Her neighbors said not a day goes by where they don't think about the missing mom.
"It keeps you on edge, you're never relaxed going outside. You don't know if what happened to her could happen to me or any other young person or older person for that matter."
Police say they are actively searching for information to solve this missing person’s case, but it doesn’t feel like enough for close friends.
One piece of evidence that police say they need to know is who drives the white truck and trailer that was seen on surveillance footage hauling away what they believe is Pabon’s car.

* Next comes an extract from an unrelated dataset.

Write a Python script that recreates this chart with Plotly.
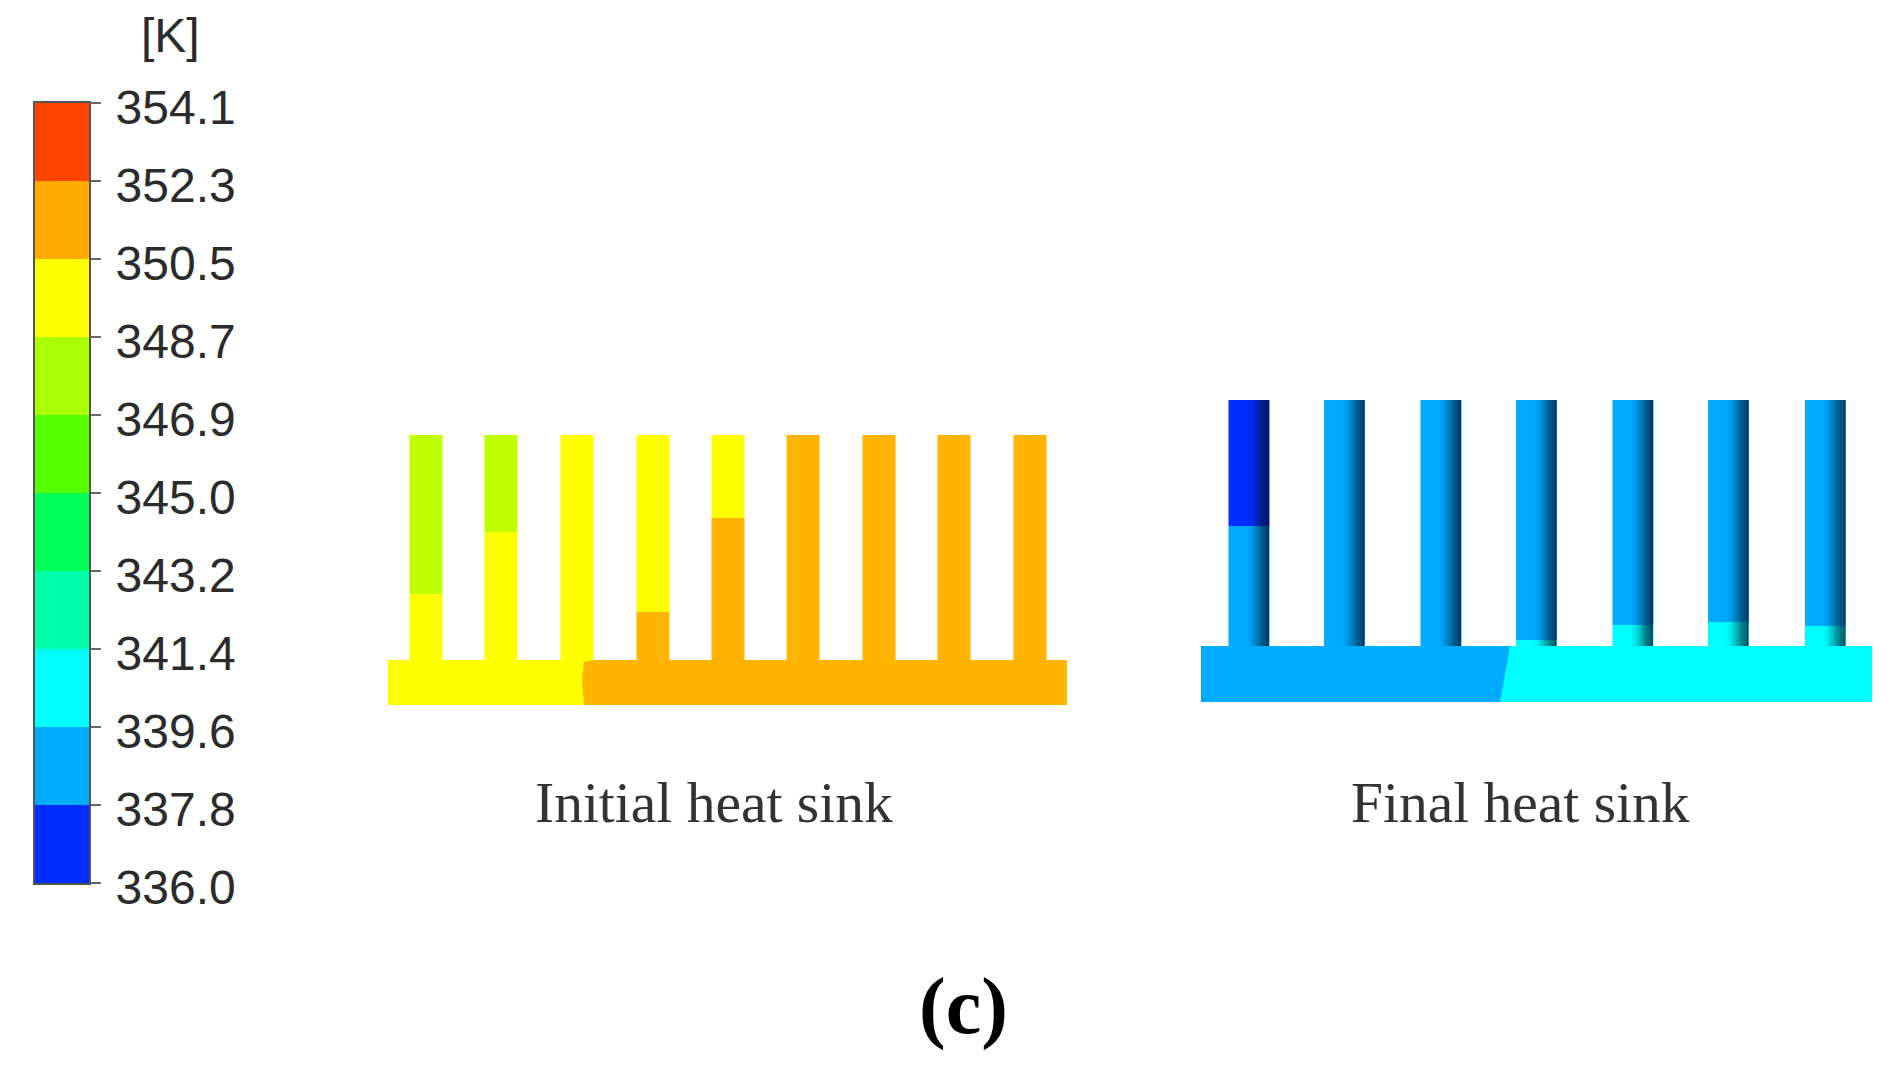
import plotly.graph_objects as go

# colour bar
levels = [336.0, 337.81, 339.62, 341.43, 343.24, 345.05, 346.86, 348.67, 350.48, 352.29, 354.1]
level_labels = ["336.0", "337.8", "339.6", "341.4", "343.2", "345.0", "346.9", "348.7", "350.5", "352.3", "354.1"]
band_colors = ["#002dff", "#00aaff", "#00ffff", "#00ffaa", "#00ff55",
               "#55ff00", "#aaff00", "#ffff00", "#ffaa00", "#ff4400"]

GREEN = "#bfff00"
YELLOW = "#ffff00"
ORANGE = "#ffb400"
DARK_BLUE = "#002dff"
BLUE = "#00aaff"
CYAN = "#00ffff"

# initial heat sink, picture pixels
init_fin_left = [409.5, 484.5, 560.5, 636.5, 711.5, 786.5, 862.5, 937.5, 1013.5]
init_fin_width = 33
init_fin_top = 435
init_base_top = 660
init_base_bottom = 705
init_upper = [GREEN, GREEN, YELLOW, YELLOW, YELLOW, ORANGE, ORANGE, ORANGE, ORANGE]
init_lower = [YELLOW, YELLOW, YELLOW, ORANGE, ORANGE, ORANGE, ORANGE, ORANGE, ORANGE]
init_split = [594, 532, 660, 612, 518, 660, 660, 660, 660]
init_base_x = [388, 1067]
init_base_split_x = [593, 584, 582, 584]
init_base_split_y = [660, 662, 681, 705]

# final heat sink, picture pixels
final_fin_left = [1228.5, 1324, 1420.5, 1516, 1612.5, 1708, 1805]
final_fin_width = 41
final_fin_top = 400
final_base_top = 646
final_base_bottom = 702
final_upper = [DARK_BLUE, BLUE, BLUE, BLUE, BLUE, BLUE, BLUE]
final_lower = [BLUE, BLUE, BLUE, CYAN, CYAN, CYAN, CYAN]
final_split = [526, 646, 646, 640, 625, 622, 626]
final_base_x = [1201, 1872]
final_base_split_x = [1510, 1500]
final_base_split_y = [646, 702]

# shading on the right part of the round fins
shade_offset = [21, 24, 27, 30, 33, 36, 39]
shade_alpha = [0.06, 0.14, 0.26, 0.38, 0.52, 0.62, 0.72]
shade_width = 3

fig = go.Figure()


def add_fins(lefts, width, top, base_top, upper, lower, split):
    centres = [x + width / 2 for x in lefts]
    fig.add_trace(go.Bar(x=centres, base=[top] * len(lefts), y=[s - top for s in split],
                         width=width, marker=dict(color=upper, line_width=0)))
    fig.add_trace(go.Bar(x=centres, base=split, y=[base_top - s + 1 for s in split],
                         width=width, marker=dict(color=lower, line_width=0)))


def add_poly(xs, ys, color):
    fig.add_trace(go.Scatter(x=xs, y=ys, mode="lines", fill="toself", fillcolor=color,
                             line=dict(width=0), hoverinfo="skip"))


# initial
add_poly([init_base_x[0], init_base_x[1], init_base_x[1], init_base_x[0]],
         [init_base_top, init_base_top, init_base_bottom, init_base_bottom], ORANGE)
add_poly([init_base_x[0]] + init_base_split_x + [init_base_x[0]],
         [init_base_top] + init_base_split_y + [init_base_bottom], YELLOW)
add_fins(init_fin_left, init_fin_width, init_fin_top, init_base_top, init_upper, init_lower, init_split)

# final
add_poly([final_base_x[0], final_base_x[1], final_base_x[1], final_base_x[0]],
         [final_base_top, final_base_top, final_base_bottom, final_base_bottom], CYAN)
add_poly([final_base_x[0]] + final_base_split_x + [final_base_x[0]],
         [final_base_top] + final_base_split_y + [final_base_bottom], BLUE)
add_fins(final_fin_left, final_fin_width, final_fin_top, final_base_top, final_upper, final_lower, final_split)

for off, alpha in zip(shade_offset, shade_alpha):
    fig.add_trace(go.Bar(x=[x + off for x in final_fin_left],
                         base=[final_fin_top] * len(final_fin_left),
                         y=[final_base_top - final_fin_top] * len(final_fin_left),
                         width=shade_width,
                         marker=dict(color=f"rgba(0,20,40,{alpha})", line_width=0)))

# colour bar goes on its own axes
fig.add_trace(go.Bar(x=[0] * len(band_colors), base=levels[:-1],
                     y=[b - a for a, b in zip(levels[:-1], levels[1:])],
                     width=1, marker=dict(color=band_colors, line_width=0),
                     xaxis="x2", yaxis="y2"))

W, H = 1894, 1071
label_font = "Liberation Serif"
fig.update_layout(
    width=W, height=H,
    margin=dict(l=0, r=0, t=0, b=0),
    paper_bgcolor="white", plot_bgcolor="rgba(0,0,0,0)",
    showlegend=False, barmode="overlay",
    xaxis=dict(range=[0, W], domain=[0, 1], visible=False, automargin=False),
    yaxis=dict(range=[H, 0], domain=[0, 1], visible=False, automargin=False),
    xaxis2=dict(range=[-0.5, 0.5], domain=[34.5 / W, 89 / W], anchor="y2", showticklabels=False,
                ticks="", showgrid=False, zeroline=False, showline=True, mirror=True,
                linecolor="#555555", linewidth=2, automargin=False),
    yaxis2=dict(range=[336.0, 354.1], domain=[1 - 883 / H, 1 - 103 / H], anchor="x2", side="right",
                tickvals=levels, ticktext=level_labels,
                ticks="outside", ticklen=10, tickwidth=2, tickcolor="#666666",
                tickfont=dict(family="Liberation Sans", size=48, color="#2b2b2b"),
                ticklabelstandoff=5, ticklabelshift=4,
                showgrid=False, zeroline=False, showline=True, mirror=True,
                linecolor="#555555", linewidth=2, automargin=False),
    annotations=[
        dict(x=170, y=35, xref="x", yref="y", text="[K]", showarrow=False,
             font=dict(family="Liberation Sans", size=48, color="#2b2b2b")),
        dict(x=713.5, y=802, xref="x", yref="y", text="Initial heat sink", showarrow=False,
             font=dict(family=label_font, size=57.5, color="#333333")),
        dict(x=1520.5, y=802, xref="x", yref="y", text="Final heat sink", showarrow=False,
             font=dict(family=label_font, size=57.5, color="#333333")),
        dict(x=963, y=1006, xref="x", yref="y", text="<b>(c)</b>", showarrow=False,
             font=dict(family=label_font, size=80, color="black")),
    ],
)

fig.write_html("out.html", config={"displayModeBar": False},
               post_script="document.body.style.margin='0';")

In the photo the car was being hauled from a spot near her house.
Pabon’s car was found nearly a week after her disappearance near a trailer park 16 miles from her townhouse, in a place where she is not known to have any connections.

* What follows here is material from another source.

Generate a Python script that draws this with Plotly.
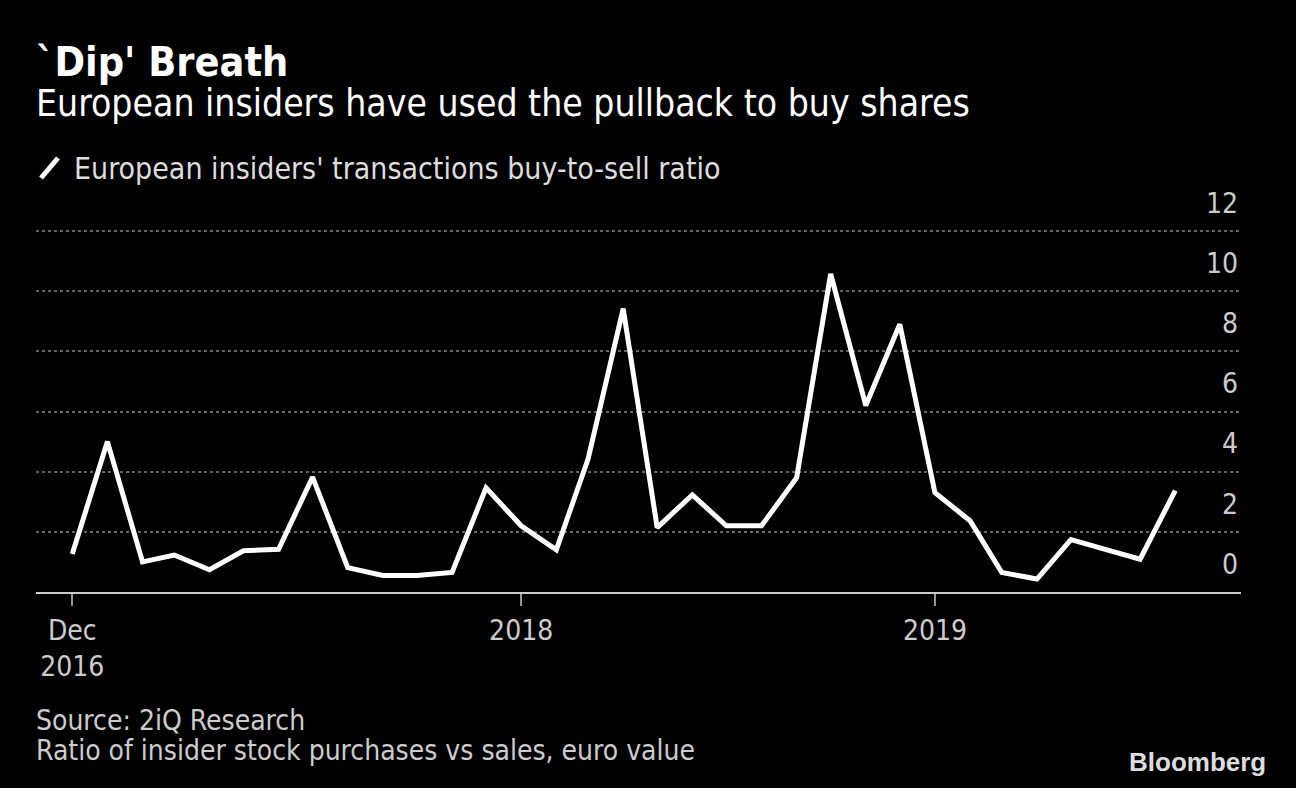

Police previously told CBS 6 that Dr. John Gibbs II, the man Pabon who shares a 4-year-old child with, has not cooperated with their investigation.

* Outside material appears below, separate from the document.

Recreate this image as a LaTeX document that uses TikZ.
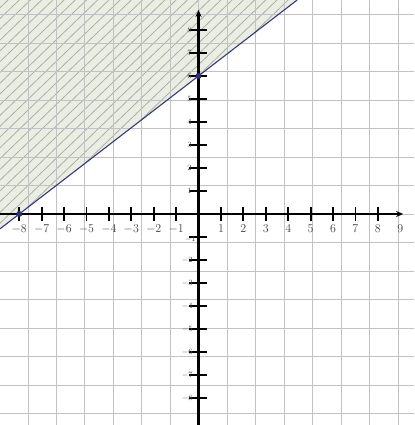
\documentclass[tikz,border=0pt]{standalone}
\usetikzlibrary{arrows.meta}
\definecolor{penblue}{RGB}{55,55,130}
\definecolor{pencil}{RGB}{170,178,160}
\definecolor{shadefill}{RGB}{234,237,228}
\begin{document}
\begin{tikzpicture}[x=22.4pt,y=23pt,
  gridline/.style={draw=black!24,line width=0.5pt},
  axisline/.style={draw=black,line width=2.2pt},
  tickmark/.style={draw=black,line width=1.8pt},
  xlab/.style={font=\fontsize{12}{12}\selectfont,inner sep=0pt,text=black!75},
  ylab/.style={font=\fontsize{8.5}{8.5}\selectfont,inner sep=0pt,anchor=east,text=black!70},
  dotnode/.style={circle,fill=penblue!80!black,inner sep=0pt,minimum size=6pt},
  boundary/.style={draw=penblue,line width=1.1pt},
  hatch/.style={draw=pencil,line width=0.8pt}]
\useasboundingbox (-8.86,-9.17) rectangle (9.62,9.30);
\fill[white] (-8.86,-9.17) rectangle (9.62,9.30);
% shaded half-plane
\begin{scope}
  \clip (-8.86,9.30) -- (-8.86,-0.645) -- (4.4,9.30) -- cycle;
  \fill[shadefill] (-8.86,-1) rectangle (5,9.3);
  \foreach \k in {-26,-25.5,...,10} {
    \draw[hatch] (\k,-1) -- (\k+11,9.3);
  }
\end{scope}
% grid
\begin{scope}
  \clip (-8.86,-9.17) rectangle (9.62,9.30);
  \draw[gridline] (-9,-10) grid (10,10);
\end{scope}
% axes
\coordinate (xa) at (-8.86,0);
\coordinate (xb) at (9.13,0);
\coordinate (ya) at (0,-9.17);
\coordinate (yb) at (0,8.87);
\draw[axisline,-{Stealth[length=7pt,width=6pt]}] (xa) -- (xb);
\draw[axisline,-{Stealth[length=7pt,width=6pt]}] (ya) -- (yb);
% ticks and labels
\foreach \i in {-8,...,-1,1,2,...,8} {
  \draw[tickmark] (\i,-0.32) -- (\i,0.32);
  \draw[tickmark] (-0.42,\i) -- (0.36,\i);
  \node[xlab] (xl\i) at (\i,-0.64) {$\i$};
}
\node[xlab] (xl9) at (9.0,-0.64) {$9$};
\foreach \i in {1,...,8} {
  \node[ylab] (yl\i) at (-0.3,\i) {$\i$};
}
\foreach \i in {-2,-3,...,-8} {
  \node[ylab] (yl\i) at (-0.25,\i) {$\i$};
}
\node[ylab] (yl-1) at (-0.12,-1.1) {$-1$};
% boundary line
\node[dotnode] (p1) at (-8,0) {};
\node[dotnode] (p2) at (0,6) {};
\coordinate (la) at (-8.86,-0.645);
\coordinate (lb) at (4.4,9.30);
\draw[boundary] (la) -- (p1.center) -- (p2.center) -- (lb);
\end{tikzpicture}
\end{document}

Forensics psychologist, Mark Banks, explained why that could be delaying progress.
"I mean he's a person of interest without officially being called a person of interest,” said Banks. “We don't live in a society where you can beat confessions out of people, all you can do is ask them questions with hopes that he answers them.
“I'd imagine it's pretty hard to subpoena a 4-year-old to get useable information,” he added.
Pabon is described as a Hispanic female, about 5 feet 6 inches tall and weighing about 145 pounds with black hair and brown eyes.
Other local missing woman cases
Pabon's is not the only missing woman case that continues to weigh on the public's mind.
The parents of Arianna “Peaches” Davis continue to look for clues and hand out flyers, more than two years after her disappearance in April of 2010. This December will mark the fourth birthday that has passed since Davis was last seen.
According to her family, “Peaches” was last seen off Nine Mile Road, just blocks away from her home. Davis was 20 years old at the time of her disappearance and was just weeks shy of graduating from Fortis College.
Henrico Police continue to investigate.
Altria executive Leyla Namiranian has been missing since April 4, 2012.
Namaranian was divorced and living alone off Normandstone Drive in Midlothian. Officers who were sent to her home after her disappearance found her car parked in the garage, and found no signs of a struggle inside the home.
Shortly after Namaranian’s disappearance, police searched the woods in the cul-de-sac near her home. That search stretched to the city’s Northside off Chamberlayne Avenue.
Namiranian’s friends told detectives that prior to her disappearance, she feared for her safety, saying that an ex-boyfriend had come to her house uninvited and threatened her.
Police would later tell CBS-6 that man was Michael Anthony Edwards of Richmond , and that he was the primary person of interest in the case.
Still, few details would emerge in the case, until December of 2012. That is when investigators announced that Edwards’ phone records placed him on Robious Road, near Namiranian’s home, the night before she was reported missing.
Detectives later found two cell phones belonging to Namiranian alongside Interstate 95, one on the shoulder of the northbound lanes, near the Henrico-Hanover border, the other in a ditch about a mile north.
Chesterfield police say Edwards worked near the area where the phones were found.
Then, in January 2013, police unsealed court papers that showed blood had been found in the trunk of a car belonging to Edwards, though investigators wouldn’t say whose blood it was.
Court documents show Edwards has a violent criminal record, including assault, abduction, and drug charges. But detectives say the physical evidence in the Namiranian case does not conclusively tie him to her disappearance and he has never been charged.
In all of these cases, friends and family want answers, and are dreading the day they get them.